**** Information provided ****
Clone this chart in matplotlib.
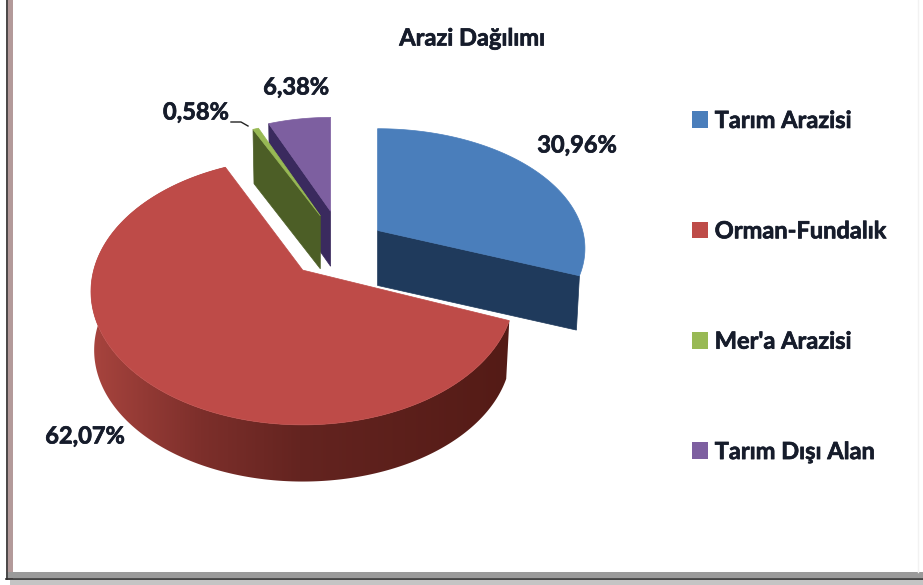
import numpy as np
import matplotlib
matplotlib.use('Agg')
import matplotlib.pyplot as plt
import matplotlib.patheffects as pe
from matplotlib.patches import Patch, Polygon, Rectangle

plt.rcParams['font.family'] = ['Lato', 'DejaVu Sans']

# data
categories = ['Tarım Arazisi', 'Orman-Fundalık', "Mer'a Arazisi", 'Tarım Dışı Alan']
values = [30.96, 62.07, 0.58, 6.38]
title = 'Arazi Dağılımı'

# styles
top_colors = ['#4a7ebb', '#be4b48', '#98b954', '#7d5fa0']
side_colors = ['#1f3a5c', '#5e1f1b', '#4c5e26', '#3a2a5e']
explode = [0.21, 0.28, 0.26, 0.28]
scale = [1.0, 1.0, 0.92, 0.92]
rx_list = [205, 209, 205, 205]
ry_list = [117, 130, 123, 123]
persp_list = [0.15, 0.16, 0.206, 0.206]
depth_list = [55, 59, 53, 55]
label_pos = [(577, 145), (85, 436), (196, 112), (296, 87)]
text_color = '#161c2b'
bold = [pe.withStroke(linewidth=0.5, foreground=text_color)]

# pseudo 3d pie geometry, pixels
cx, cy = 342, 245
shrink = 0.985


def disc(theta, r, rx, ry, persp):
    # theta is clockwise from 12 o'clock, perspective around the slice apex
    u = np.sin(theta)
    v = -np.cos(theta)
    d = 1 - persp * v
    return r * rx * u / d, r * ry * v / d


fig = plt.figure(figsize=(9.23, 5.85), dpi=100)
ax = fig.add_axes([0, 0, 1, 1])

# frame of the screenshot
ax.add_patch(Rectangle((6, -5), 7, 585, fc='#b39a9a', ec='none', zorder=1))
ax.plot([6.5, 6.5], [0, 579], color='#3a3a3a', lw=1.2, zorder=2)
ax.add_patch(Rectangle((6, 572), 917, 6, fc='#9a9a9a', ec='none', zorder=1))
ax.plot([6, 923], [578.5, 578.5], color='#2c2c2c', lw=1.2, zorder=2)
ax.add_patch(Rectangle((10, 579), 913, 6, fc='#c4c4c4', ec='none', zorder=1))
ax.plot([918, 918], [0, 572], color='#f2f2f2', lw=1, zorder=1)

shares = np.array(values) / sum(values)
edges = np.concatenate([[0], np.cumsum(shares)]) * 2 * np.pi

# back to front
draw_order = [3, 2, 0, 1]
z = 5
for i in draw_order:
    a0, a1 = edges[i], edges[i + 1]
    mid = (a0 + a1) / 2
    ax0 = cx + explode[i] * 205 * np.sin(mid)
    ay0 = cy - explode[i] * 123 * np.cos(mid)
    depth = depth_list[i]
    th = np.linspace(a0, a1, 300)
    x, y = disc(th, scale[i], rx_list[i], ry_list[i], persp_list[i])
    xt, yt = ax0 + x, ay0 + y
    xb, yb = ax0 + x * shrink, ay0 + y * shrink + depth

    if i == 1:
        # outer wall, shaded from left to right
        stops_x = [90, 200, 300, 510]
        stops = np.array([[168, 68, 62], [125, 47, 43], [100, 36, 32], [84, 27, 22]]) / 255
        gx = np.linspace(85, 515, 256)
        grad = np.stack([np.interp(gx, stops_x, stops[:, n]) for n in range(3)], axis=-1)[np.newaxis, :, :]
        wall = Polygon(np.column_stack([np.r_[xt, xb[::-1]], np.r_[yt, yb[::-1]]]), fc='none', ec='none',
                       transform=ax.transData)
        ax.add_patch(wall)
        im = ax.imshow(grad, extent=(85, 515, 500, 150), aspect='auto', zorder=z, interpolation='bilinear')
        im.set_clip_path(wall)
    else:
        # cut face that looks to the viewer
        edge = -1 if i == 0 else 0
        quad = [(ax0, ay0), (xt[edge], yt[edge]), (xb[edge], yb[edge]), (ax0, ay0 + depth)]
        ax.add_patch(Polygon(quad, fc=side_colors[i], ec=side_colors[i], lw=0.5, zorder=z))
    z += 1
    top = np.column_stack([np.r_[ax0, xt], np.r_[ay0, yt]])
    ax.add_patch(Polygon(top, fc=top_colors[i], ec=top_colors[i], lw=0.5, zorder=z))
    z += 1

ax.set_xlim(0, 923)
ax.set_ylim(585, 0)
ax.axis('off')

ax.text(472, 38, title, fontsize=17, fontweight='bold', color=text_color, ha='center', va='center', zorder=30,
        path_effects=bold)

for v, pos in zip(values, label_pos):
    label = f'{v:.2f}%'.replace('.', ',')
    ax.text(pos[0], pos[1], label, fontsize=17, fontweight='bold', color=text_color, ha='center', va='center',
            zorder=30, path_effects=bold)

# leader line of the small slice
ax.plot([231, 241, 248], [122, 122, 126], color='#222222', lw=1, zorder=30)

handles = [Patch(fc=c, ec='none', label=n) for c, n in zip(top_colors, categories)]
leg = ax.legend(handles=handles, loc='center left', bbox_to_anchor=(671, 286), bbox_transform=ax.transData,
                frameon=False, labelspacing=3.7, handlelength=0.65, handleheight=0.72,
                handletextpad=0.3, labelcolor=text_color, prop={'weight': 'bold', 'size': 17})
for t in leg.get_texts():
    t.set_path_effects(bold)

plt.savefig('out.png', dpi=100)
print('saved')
****
From the first line of the listing above, repeat every line through the one holding "title = 'Arazi Dağılımı'". Both ends count, and pictures stay out.

Clone this chart in matplotlib.
import numpy as np
import matplotlib
matplotlib.use('Agg')
import matplotlib.pyplot as plt
import matplotlib.patheffects as pe
from matplotlib.patches import Patch, Polygon, Rectangle

plt.rcParams['font.family'] = ['Lato', 'DejaVu Sans']

# data
categories = ['Tarım Arazisi', 'Orman-Fundalık', "Mer'a Arazisi", 'Tarım Dışı Alan']
values = [30.96, 62.07, 0.58, 6.38]
title = 'Arazi Dağılımı'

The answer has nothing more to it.